A esse panorama de instabilidade interna seguiram-se problemas externos. A  Espanha, obviamente, procurou retomar Portugal, mas a resistência militar lusitana,  apesar  de  sua  precariedade,  conseguiu  manter  a  independência  do  reino.  Como  afirma Muraro, grande parte do sucesso de Portugal em manter sua independência  diante de um inimigo mais poderoso se deve à situação de penúria por que passava  então a Espanha mais que à força militar e econômica do reino lusitano.  Diante  dos problemas do reino e da necessidade de fortalecimento do governo do novo rei,  seu protetor, Vieira subiu ao púlpito, a 1º. de janeiro de 1642, e deu voz ao Sermão  dos Bons Anos, texto em que defendia que as profecias do passado encontravam-se  cumpridas em D. João IV. 

Tomando  como matéria  do  sermão  “Felicidades  de  Portugal,  juízo  dos  anos  que  vêm”,  Vieira  fundamenta  a  prédica  em  Lucas,  2,  passagem  em  que  o  evangelhista  comenta  que  a  circuncisão  de  Cristo  se  deu  oito  dias  depois  de  seu  nascimento, quando então foi chamado de Jesus. Assim, apesar de o episódio não  parecer  o  mais  apropriado  para  falar  de  bons  augúrios,  o  jesuíta  afirma  que  a  circuncisão  de  Cristo  prefigurou  os  bens  que  realizaria  em  sua  vida  adulta.  Vieira  pretende  então  relacionar  o  evento  ocorrido  na  infância  de  Cristo  com  os  eventos  que haviam ocorrido no Portugal Restaurado.

Na segunda parte do sermão, Vieira afirma:

Não  quero referir profecias do bem que gozamos, porque  as suponho mui  pregadas  neste  lugar  e  mui  sabidas  de  todos;  reparar  sim,  e  ponderar  o  intento  delas  quisera.  Digo  que  ordenou  Deus  que  fosse  a  liberdade  de  Portugal,  como  os  venturosos  sucessos  dela,  tanto  tempo  antes  e  por  tão  repetidos  oráculos  profetizada,  para  que,  quando  víssemos  estas  maravilhas  humanas,  entendêssemos  que  eram  disposições  e  obras  divinas,  e  para  que  nos  alumiasse  e  confirmasse  a  fé  onde  a  mesma  admiração nos embaraçasse. (Falo de fé menos rigorosa, quanta cabe em  matérias não definidas, posto que de grande certeza.) (SII, p. 367).  

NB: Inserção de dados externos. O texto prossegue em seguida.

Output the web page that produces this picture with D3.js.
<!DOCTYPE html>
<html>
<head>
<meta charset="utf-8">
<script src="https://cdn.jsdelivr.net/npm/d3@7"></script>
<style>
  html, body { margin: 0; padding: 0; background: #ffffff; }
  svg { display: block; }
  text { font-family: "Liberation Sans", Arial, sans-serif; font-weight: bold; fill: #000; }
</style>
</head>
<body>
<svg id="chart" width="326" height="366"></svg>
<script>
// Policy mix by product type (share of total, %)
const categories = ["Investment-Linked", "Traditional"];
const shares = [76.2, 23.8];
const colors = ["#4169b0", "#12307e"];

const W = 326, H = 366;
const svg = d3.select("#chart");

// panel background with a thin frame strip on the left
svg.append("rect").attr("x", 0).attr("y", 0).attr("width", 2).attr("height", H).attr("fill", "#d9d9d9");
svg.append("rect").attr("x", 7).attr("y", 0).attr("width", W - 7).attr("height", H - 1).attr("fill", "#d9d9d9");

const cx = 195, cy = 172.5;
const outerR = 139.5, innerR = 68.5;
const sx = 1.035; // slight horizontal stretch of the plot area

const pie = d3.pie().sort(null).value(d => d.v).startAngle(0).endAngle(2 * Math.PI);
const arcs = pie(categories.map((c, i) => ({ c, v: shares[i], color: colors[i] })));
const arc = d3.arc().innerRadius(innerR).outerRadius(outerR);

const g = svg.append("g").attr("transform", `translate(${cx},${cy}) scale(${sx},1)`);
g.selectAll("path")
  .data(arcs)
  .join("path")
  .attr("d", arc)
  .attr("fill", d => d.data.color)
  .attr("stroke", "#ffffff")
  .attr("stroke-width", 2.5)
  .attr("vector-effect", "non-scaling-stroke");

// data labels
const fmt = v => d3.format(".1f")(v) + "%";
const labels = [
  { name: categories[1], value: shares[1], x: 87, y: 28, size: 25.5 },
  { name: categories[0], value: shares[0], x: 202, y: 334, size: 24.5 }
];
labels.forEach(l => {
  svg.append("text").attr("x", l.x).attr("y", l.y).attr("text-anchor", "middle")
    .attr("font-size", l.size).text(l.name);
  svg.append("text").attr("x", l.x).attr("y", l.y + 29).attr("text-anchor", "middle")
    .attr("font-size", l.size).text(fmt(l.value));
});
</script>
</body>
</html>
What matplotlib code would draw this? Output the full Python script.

Para  Vieira,  as  profecias  divinas  referentes  aos  sucessos  de  Portugal  não  foram  enviadas  por  Deus  para  dar  esperança  aos  portugueses,  senão  para  fazer  com que acreditassem nas maravilhas ocorridas no reino assim que acontecessem.  Como o desejo e a dificuldade tornam algumas coisas pouco críveis, segundo afirma  Vieira, a profecia da restauração portuguesa serve para que os  homens acreditem  que  tudo  faz  parte  do  plano  divino  e  que  recorram  à  fé  quando  parecem  desconfiados dos sentidos:

E como os sucessos de nossa restauração eram matérias de tão dificultoso  crédito,  que,  ainda  depois  de  vistos,  parecem  sonho  e  quase  se  não  acabam  de  crer,  ordenou  Deus  que  fossem  tanto  tempo  antes,  como  tão  singulares circunstâncias e com o nome do mesmo libertador profetizadas,  para que a certeza das profecias desfizesse os escrúpulos da experiência;  para que, sendo objeto da fé, não parecesse ilusão dos sentidos; para que,  revelando-as tantos ministros de Deus, se visse que não eram inventos dos  homens: Ne homo videretur machinator hujus nominis, quod vocatum est ab  angelo, priusquum in utero conciperetur. (SII, p. 369)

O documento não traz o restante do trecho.